ELC: The embedded Linux nightmare
Posted Apr 18, 2007 4:41 UTC (Wed) by
sepreece (subscriber, #19270)
Parent article:
ELC: The embedded Linux nightmare
Gleixner's talk had a distinct implication that the vendors were at fault and the community had a right to expect more of them.
The vendors, of course, see things differently. Unlike computers, whose users have been taught to expect to have to replace the system software regularly, devices are generally expected to remain the same from the day they are shipped to the day they are discarded. Most users would not like to see that change.
Vendors, therefore, tend to like to get the software very stable before they ship the product, and to use the same software base to build a given product (and updates, refreshes, and successors of that product) for a long time.
So, vendors tend to be working on old releases, even though they want current features. Thus it's not surprising that he found a vendor release that was based on 2.6.10 but was actually closer to a later release, based on patch size.
The point is that this is not evil on the vendor's part, it's just a difference in needs and expectations. In many cases it's not that the vendors don't want to "give back", it's that they can't. When they find a bug or make an enhancement, their base is so far from the community's that the community has no interest in what they have to say.
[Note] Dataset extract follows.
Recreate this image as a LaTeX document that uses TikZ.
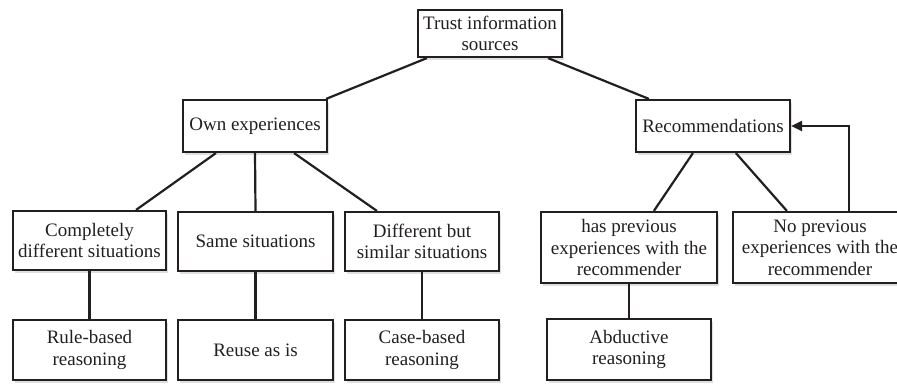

The vendors aren't dumb. They know that community gives leverage and that having more eyes working on something will make it better, faster, and many of them would love to have their work mainstreamed so they don't have to maintain it. But they are often working on things that literally nobody else in the world cares about (like devices for custom hardware) or on old releases or just have different priorities than the community developers.